- _STATED EXERCISE_
Copy exactly the lines from the one containing "Give me the TikZ source for this diagram." through the one containing "(hub) at (353,160.5)", both included, and nothing else.

[Source records]
######
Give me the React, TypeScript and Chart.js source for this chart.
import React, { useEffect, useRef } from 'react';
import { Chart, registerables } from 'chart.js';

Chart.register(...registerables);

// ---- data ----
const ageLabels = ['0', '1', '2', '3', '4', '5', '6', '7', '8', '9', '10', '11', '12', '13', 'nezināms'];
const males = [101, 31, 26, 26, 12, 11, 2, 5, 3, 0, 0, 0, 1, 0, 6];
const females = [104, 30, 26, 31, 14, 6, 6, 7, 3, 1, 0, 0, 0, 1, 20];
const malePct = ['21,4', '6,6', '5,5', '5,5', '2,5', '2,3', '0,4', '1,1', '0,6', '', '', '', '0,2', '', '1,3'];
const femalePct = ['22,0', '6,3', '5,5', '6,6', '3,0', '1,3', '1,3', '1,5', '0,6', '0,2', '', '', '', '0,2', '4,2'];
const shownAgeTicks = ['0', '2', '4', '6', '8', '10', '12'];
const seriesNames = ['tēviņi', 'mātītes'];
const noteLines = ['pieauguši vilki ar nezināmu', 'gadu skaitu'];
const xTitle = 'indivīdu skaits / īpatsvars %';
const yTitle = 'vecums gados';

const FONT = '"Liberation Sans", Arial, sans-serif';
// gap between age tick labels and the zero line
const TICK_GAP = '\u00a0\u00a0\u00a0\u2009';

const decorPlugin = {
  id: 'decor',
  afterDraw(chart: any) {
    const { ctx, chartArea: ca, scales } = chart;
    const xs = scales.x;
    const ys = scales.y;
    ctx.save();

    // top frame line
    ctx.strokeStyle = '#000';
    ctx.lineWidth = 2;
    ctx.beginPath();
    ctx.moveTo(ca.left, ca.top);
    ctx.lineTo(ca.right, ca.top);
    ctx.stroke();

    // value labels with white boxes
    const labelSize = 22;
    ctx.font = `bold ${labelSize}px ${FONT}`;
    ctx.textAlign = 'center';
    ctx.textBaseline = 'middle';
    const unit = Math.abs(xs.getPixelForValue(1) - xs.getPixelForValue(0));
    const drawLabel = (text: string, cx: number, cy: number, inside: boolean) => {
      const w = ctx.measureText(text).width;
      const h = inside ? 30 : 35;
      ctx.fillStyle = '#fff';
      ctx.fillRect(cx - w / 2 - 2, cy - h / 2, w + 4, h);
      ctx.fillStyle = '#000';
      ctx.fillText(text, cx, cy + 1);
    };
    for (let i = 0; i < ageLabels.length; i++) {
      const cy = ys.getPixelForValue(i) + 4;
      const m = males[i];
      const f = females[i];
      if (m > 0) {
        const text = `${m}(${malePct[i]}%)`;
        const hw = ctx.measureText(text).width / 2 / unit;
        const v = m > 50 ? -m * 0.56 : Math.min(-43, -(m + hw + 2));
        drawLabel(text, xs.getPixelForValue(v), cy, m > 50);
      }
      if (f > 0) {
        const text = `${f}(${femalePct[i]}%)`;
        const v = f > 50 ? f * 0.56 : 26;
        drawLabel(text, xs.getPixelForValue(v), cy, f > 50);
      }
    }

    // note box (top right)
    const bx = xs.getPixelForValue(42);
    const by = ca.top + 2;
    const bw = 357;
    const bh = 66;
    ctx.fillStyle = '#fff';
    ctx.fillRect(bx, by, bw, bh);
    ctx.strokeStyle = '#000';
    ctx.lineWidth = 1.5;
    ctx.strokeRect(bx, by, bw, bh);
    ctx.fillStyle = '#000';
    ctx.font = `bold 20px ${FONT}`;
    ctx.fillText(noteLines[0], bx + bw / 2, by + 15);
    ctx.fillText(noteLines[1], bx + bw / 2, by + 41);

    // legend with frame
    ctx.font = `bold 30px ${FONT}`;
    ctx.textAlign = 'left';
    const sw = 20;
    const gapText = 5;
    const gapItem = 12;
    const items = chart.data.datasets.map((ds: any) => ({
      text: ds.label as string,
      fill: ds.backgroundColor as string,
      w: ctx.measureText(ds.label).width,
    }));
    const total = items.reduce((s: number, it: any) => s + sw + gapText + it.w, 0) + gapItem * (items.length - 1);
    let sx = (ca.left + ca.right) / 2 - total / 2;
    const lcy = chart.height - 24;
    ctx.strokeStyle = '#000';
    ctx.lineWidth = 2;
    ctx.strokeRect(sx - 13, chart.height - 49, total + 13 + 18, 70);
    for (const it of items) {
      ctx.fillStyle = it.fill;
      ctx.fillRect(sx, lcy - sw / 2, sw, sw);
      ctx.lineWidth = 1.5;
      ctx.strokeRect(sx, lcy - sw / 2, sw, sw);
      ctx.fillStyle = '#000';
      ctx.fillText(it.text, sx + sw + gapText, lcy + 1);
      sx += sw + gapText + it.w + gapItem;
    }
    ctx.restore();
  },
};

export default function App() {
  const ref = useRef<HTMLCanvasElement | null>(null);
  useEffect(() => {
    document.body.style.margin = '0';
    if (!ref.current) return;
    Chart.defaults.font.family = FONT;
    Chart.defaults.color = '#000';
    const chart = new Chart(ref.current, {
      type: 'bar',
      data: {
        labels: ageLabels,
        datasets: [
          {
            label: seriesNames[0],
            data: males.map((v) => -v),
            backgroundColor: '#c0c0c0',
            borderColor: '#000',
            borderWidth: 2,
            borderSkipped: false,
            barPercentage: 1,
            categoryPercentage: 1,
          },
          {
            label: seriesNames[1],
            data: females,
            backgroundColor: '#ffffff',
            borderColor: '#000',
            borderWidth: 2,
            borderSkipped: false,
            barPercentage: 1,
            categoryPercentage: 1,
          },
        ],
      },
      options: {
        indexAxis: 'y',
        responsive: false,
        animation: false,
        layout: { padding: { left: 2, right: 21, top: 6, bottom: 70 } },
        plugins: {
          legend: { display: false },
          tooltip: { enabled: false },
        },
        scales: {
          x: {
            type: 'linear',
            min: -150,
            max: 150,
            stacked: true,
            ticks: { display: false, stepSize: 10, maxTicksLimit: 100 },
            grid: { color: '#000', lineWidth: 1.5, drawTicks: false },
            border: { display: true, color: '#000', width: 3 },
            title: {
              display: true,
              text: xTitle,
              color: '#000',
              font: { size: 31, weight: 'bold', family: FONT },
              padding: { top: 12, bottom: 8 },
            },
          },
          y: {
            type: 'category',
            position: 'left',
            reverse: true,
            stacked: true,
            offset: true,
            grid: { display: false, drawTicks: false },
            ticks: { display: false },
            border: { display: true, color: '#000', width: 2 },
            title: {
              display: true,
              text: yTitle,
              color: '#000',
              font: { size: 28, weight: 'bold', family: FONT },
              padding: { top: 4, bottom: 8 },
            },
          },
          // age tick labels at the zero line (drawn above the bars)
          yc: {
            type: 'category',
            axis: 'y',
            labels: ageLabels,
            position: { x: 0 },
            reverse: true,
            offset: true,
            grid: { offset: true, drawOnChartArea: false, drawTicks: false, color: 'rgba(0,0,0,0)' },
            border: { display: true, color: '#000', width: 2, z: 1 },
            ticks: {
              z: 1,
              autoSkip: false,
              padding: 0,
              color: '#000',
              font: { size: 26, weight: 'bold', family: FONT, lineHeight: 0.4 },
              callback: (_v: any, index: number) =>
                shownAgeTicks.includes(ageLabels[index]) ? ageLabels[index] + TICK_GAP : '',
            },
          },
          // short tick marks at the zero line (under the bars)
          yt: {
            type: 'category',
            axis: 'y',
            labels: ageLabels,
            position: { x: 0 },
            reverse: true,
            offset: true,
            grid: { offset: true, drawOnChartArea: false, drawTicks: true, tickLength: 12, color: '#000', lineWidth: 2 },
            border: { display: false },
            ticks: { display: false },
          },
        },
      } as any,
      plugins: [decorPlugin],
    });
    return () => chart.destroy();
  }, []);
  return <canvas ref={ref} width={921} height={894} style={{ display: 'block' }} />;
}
######
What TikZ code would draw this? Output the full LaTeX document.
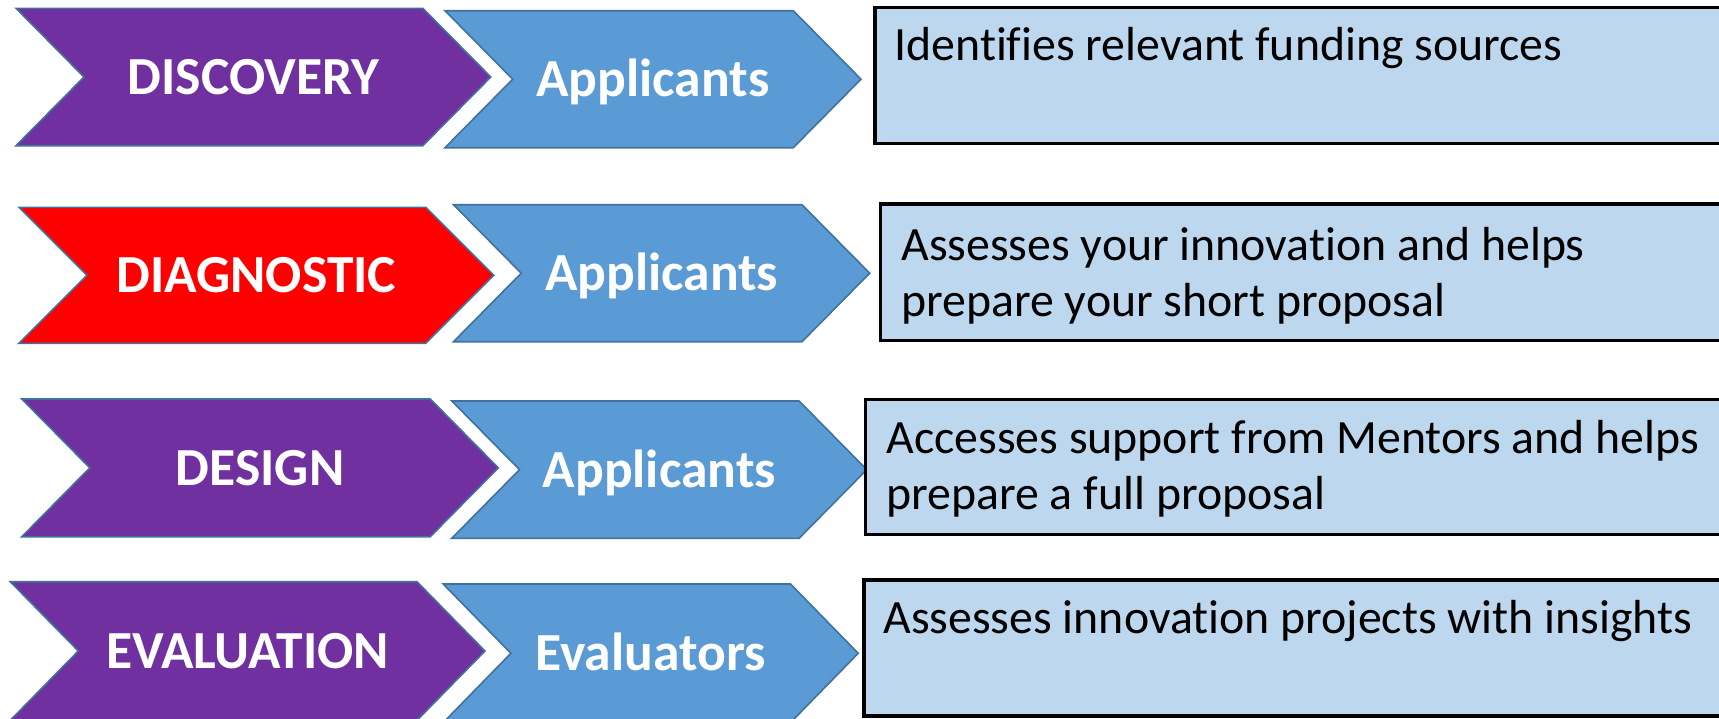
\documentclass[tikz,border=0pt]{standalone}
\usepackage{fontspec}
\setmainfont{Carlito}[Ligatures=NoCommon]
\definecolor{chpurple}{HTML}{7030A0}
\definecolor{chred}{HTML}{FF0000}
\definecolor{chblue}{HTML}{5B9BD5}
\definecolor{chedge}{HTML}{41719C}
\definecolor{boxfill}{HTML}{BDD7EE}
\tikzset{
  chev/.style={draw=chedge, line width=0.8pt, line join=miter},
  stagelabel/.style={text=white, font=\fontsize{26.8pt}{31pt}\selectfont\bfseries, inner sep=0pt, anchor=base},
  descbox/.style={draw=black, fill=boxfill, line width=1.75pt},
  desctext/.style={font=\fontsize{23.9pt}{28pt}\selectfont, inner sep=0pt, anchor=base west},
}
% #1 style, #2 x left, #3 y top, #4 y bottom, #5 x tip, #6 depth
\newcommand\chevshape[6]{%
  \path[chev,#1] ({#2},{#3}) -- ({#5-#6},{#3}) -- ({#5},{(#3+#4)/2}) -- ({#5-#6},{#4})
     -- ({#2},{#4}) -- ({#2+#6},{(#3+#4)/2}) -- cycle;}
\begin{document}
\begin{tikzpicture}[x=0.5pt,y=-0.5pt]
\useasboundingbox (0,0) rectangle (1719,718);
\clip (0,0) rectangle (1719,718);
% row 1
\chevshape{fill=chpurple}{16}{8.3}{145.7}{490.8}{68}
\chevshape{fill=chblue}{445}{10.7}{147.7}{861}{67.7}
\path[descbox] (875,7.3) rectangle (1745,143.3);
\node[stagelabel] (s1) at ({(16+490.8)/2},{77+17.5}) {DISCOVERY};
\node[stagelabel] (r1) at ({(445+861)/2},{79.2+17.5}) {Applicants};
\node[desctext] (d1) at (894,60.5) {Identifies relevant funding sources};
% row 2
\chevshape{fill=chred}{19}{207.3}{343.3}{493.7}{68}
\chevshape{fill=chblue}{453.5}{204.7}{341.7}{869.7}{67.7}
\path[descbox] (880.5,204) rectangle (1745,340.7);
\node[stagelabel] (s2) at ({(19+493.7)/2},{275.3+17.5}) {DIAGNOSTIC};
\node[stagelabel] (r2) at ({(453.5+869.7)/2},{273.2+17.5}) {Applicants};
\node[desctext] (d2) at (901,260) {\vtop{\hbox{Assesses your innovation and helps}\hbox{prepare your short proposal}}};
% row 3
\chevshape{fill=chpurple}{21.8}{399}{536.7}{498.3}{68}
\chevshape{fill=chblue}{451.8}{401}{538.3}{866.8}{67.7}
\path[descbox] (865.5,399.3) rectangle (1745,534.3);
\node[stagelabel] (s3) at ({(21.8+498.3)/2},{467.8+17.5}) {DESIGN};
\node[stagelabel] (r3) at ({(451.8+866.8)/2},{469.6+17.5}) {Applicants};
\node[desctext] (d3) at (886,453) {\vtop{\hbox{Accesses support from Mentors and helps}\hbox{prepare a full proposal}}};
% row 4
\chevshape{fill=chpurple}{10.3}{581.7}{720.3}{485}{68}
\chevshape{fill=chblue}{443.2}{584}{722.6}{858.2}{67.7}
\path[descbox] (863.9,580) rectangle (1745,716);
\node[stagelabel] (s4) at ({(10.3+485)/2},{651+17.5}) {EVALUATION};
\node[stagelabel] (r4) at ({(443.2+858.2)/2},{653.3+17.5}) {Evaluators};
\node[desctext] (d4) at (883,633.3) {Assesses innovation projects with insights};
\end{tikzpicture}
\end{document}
######
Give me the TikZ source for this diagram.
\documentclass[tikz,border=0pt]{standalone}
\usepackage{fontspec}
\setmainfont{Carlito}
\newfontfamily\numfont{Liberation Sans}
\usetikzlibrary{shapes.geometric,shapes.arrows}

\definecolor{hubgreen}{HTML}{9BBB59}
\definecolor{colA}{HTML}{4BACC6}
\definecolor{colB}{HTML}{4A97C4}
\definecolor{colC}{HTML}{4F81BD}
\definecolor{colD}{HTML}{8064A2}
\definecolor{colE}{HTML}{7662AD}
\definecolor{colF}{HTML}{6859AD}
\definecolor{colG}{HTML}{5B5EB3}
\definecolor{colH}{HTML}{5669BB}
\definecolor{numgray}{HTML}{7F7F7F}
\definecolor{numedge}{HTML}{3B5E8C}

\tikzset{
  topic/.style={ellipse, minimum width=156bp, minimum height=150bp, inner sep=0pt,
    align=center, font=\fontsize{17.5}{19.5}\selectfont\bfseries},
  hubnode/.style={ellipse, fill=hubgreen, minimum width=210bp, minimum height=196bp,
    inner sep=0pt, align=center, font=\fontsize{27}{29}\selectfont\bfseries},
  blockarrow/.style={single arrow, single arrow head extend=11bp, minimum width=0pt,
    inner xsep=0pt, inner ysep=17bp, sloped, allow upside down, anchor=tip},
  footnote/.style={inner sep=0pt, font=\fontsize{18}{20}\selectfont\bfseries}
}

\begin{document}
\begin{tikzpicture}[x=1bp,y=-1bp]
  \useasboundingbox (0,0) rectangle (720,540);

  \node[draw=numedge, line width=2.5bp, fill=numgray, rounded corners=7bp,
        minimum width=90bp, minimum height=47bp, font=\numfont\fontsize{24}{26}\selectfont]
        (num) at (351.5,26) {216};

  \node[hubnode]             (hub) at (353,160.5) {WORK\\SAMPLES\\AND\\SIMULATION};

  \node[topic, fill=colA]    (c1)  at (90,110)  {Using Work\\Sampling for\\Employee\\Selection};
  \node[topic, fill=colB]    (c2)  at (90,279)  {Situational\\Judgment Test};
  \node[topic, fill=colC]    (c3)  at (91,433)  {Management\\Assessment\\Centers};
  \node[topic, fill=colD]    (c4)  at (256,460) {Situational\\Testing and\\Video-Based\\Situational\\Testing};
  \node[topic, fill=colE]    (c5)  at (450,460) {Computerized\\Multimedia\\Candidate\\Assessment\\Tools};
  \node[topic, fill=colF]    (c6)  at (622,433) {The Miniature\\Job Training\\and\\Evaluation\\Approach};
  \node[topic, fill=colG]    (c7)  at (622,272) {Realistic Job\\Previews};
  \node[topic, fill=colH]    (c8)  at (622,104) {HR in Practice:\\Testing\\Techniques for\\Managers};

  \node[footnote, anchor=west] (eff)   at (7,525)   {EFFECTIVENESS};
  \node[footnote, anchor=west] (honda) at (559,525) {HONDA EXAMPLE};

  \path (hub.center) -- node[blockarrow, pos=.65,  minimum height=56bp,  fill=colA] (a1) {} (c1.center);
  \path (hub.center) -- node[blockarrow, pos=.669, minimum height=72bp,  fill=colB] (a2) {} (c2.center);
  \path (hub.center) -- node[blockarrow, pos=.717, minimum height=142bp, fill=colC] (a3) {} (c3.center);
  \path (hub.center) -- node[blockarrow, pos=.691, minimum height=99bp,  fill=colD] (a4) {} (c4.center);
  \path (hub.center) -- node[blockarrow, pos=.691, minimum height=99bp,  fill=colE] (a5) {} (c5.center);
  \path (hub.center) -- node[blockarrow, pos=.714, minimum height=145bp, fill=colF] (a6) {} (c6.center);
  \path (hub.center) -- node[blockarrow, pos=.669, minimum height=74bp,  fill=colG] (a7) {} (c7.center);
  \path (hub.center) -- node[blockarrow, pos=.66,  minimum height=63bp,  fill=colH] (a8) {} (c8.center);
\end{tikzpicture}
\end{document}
######
- _COMPLETED TASK_
Give me the TikZ source for this diagram.
\documentclass[tikz,border=0pt]{standalone}
\usepackage{fontspec}
\setmainfont{Carlito}
\newfontfamily\numfont{Liberation Sans}
\usetikzlibrary{shapes.geometric,shapes.arrows}

\definecolor{hubgreen}{HTML}{9BBB59}
\definecolor{colA}{HTML}{4BACC6}
\definecolor{colB}{HTML}{4A97C4}
\definecolor{colC}{HTML}{4F81BD}
\definecolor{colD}{HTML}{8064A2}
\definecolor{colE}{HTML}{7662AD}
\definecolor{colF}{HTML}{6859AD}
\definecolor{colG}{HTML}{5B5EB3}
\definecolor{colH}{HTML}{5669BB}
\definecolor{numgray}{HTML}{7F7F7F}
\definecolor{numedge}{HTML}{3B5E8C}

\tikzset{
  topic/.style={ellipse, minimum width=156bp, minimum height=150bp, inner sep=0pt,
    align=center, font=\fontsize{17.5}{19.5}\selectfont\bfseries},
  hubnode/.style={ellipse, fill=hubgreen, minimum width=210bp, minimum height=196bp,
    inner sep=0pt, align=center, font=\fontsize{27}{29}\selectfont\bfseries},
  blockarrow/.style={single arrow, single arrow head extend=11bp, minimum width=0pt,
    inner xsep=0pt, inner ysep=17bp, sloped, allow upside down, anchor=tip},
  footnote/.style={inner sep=0pt, font=\fontsize{18}{20}\selectfont\bfseries}
}

\begin{document}
\begin{tikzpicture}[x=1bp,y=-1bp]
  \useasboundingbox (0,0) rectangle (720,540);

  \node[draw=numedge, line width=2.5bp, fill=numgray, rounded corners=7bp,
        minimum width=90bp, minimum height=47bp, font=\numfont\fontsize{24}{26}\selectfont]
        (num) at (351.5,26) {216};

  \node[hubnode]             (hub) at (353,160.5) {WORK\\SAMPLES\\AND\\SIMULATION};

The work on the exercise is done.